Inclusion Needs Robust Fintech Ecosystem
Since its inception, the financial technology (fintech) industry has recorded exponential growth rates and helped supporting small business players to drive the country’s economy.
A joint study by the think tank Institute for Development of Economics and Finance (Indef) and the Indonesia Fintech Association (Aftech) launched in August 2018 showed that the industry, directly and indirectly, contributed Rp 25.97 trillion (US$1.8 billion) to Indonesia’s gross domestic product (GDP) annually.
While the figure was still relatively small compared to Indonesia’s total GDP of Rp 14,837.4 trillion last year, fintech firms continue to expand to play an imminent role to reach the previously un-bankable sectors. Fintech services are becoming increasingly popular among customers because of the ease and efficiency that the companies are providing.
In 2018, the amount of loans distributed through peer-to-peer (P2P) lending platforms grew 681.25 percent on-year to Rp 20 trillion while the number of debtors reached 4 million, according to data from the Financial Services Authority (OJK).
In early March, at least 145 P2P lending platforms are in the registration process at the OJK, ready to join 99 fintech companies that have already been licensed by the agency.
Fintech true promise lies in its potential to provide basic banking services including settling payments, sharing risk and allocating capital. The industry is being driven by innovative trading, P2P lenders and payment service providers in addition to conventional financial institutions who are adopting new technologies to strengthen their businesses.
The industry challenges the status quo in the financial services sector and assists groups of unbanked and under-banked individuals as well as small business owners to formally build their credit profile, avoiding the risk of falling victims to deceptive trading practices by loan sharks.
In contrary to people’s belief, fintech industry does not stand as the demise of the conventional banking industry. Fintech, on the other hand, complements services provided by conventional banks which face barriers in expanding their businesses, resulting in sluggish loan growth and low financial inclusion rate.
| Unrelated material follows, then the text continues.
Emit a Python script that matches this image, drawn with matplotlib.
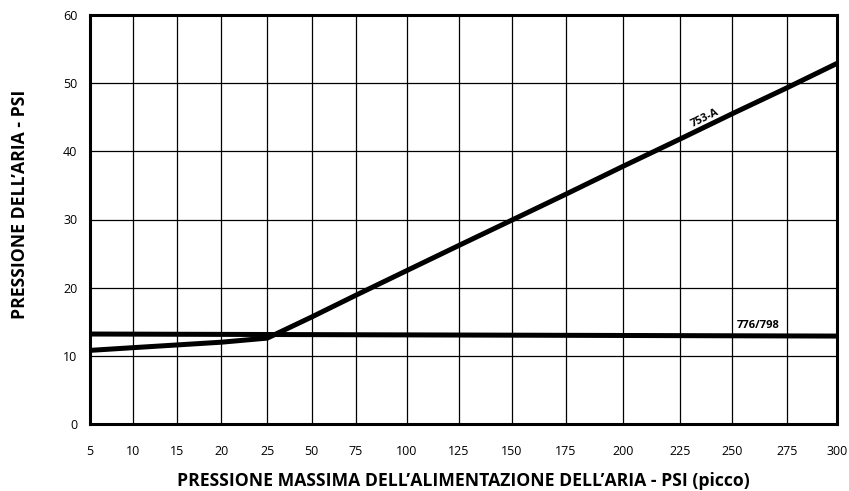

The rapid proliferation of smartphones help provide a more effective way to jumpstart efforts to expand access to financial services for the underserved — those who do not have bank accounts, have never been approved of any loan and continuously being deemed as un-creditworthy by conventional financial institutions.
For greater inclusion, rapid technological innovation and adoption of new data collection and management system play a vital role in building a more equitable financial system that will enable millions of individual customer or owner of small and medium enterprises to unlock their potentials and expand their businesses.
The P2P lending industry, however, could not sustain its growth in an unsupportive environment. While Indonesia’s fintech start-up ecosystem is getting more mature, more needs to be done to allow the industry to continue democratizing financial services and promoting financial inclusion.
Over the past years, Indonesian regulators have sought and produced measures to nurture the budding fintech industry. Consumer protection and business sustainability are placed high on the agenda; a move that is welcomed by business players who expect robust growth over the expansion of financial services to Indonesia’s under-banked.
More efforts are also required to improve public understanding about the fintech industry. A survey involving 2,000 respondents in 33 provinces by Daily Social and the OJK last year showed that more than 29 percent participants were still unsure about the definition and scope of the industry.
The increasing awareness of digital innovation and non-bank financial services calls for improved efforts to improve financial digital literacy across Indonesia. Conducting a series of financial literacy education programs will accelerate efforts to ramp up Indonesia’s financial inclusivity. More communities must be reached and empowered while measures to build public trust must be continued in the bid to connect them to digital financial products.
For the underserved communities, the hope of a better future remains a pipe dream if they lack of understanding in the effective utilization of any new financial tools and solutions. Financial ignorance can impede the progress made possible by the adoption of new technology and prevent fintech companies from realizing their maximum growth potentials.
The rapid technological development has provided a mean to leapfrog decades of inertia that has prevented significant number of global populations from accessing the financial system. It has also opened tremendous growth opportunities for the people and the economy.
Moving forward, building a supportive ecosystem to allow the fintech industry provides better-targeted services to help increase financial inclusion rate is obviously imperative, It requires active involvement and strong collaboration of all stakeholders as well as the establishment of supporting infrastructure, both tangible and intangible, to serve the unbanked population in Indonesia.
Within the industry, business players have realized a stronger partnership between them will open ways to tap into greater opportunity of growth and improve services. As more companies making foray into this space across emerging markets, it is just as important for all stakeholders to take a responsible approach that also focuses on the development of progressive regulatory frameworks, data and consumer protection, collaborations between the public and private sector, and education to balance the risks and benefits.
A joint action of the public and private sectors is needed to achieve greater financial awareness and educate stakeholders —including customers — to cultivate responsible behavior. A greater cooperation between regulators and industry players is imperative in order to establish a stimulating and secure environment for the industry to play its role as the new economic force.
The writer is president director of FINMAS — the fintech lending platform of Asia-focused Oriente in joint collaboration with Sinar Mas Group.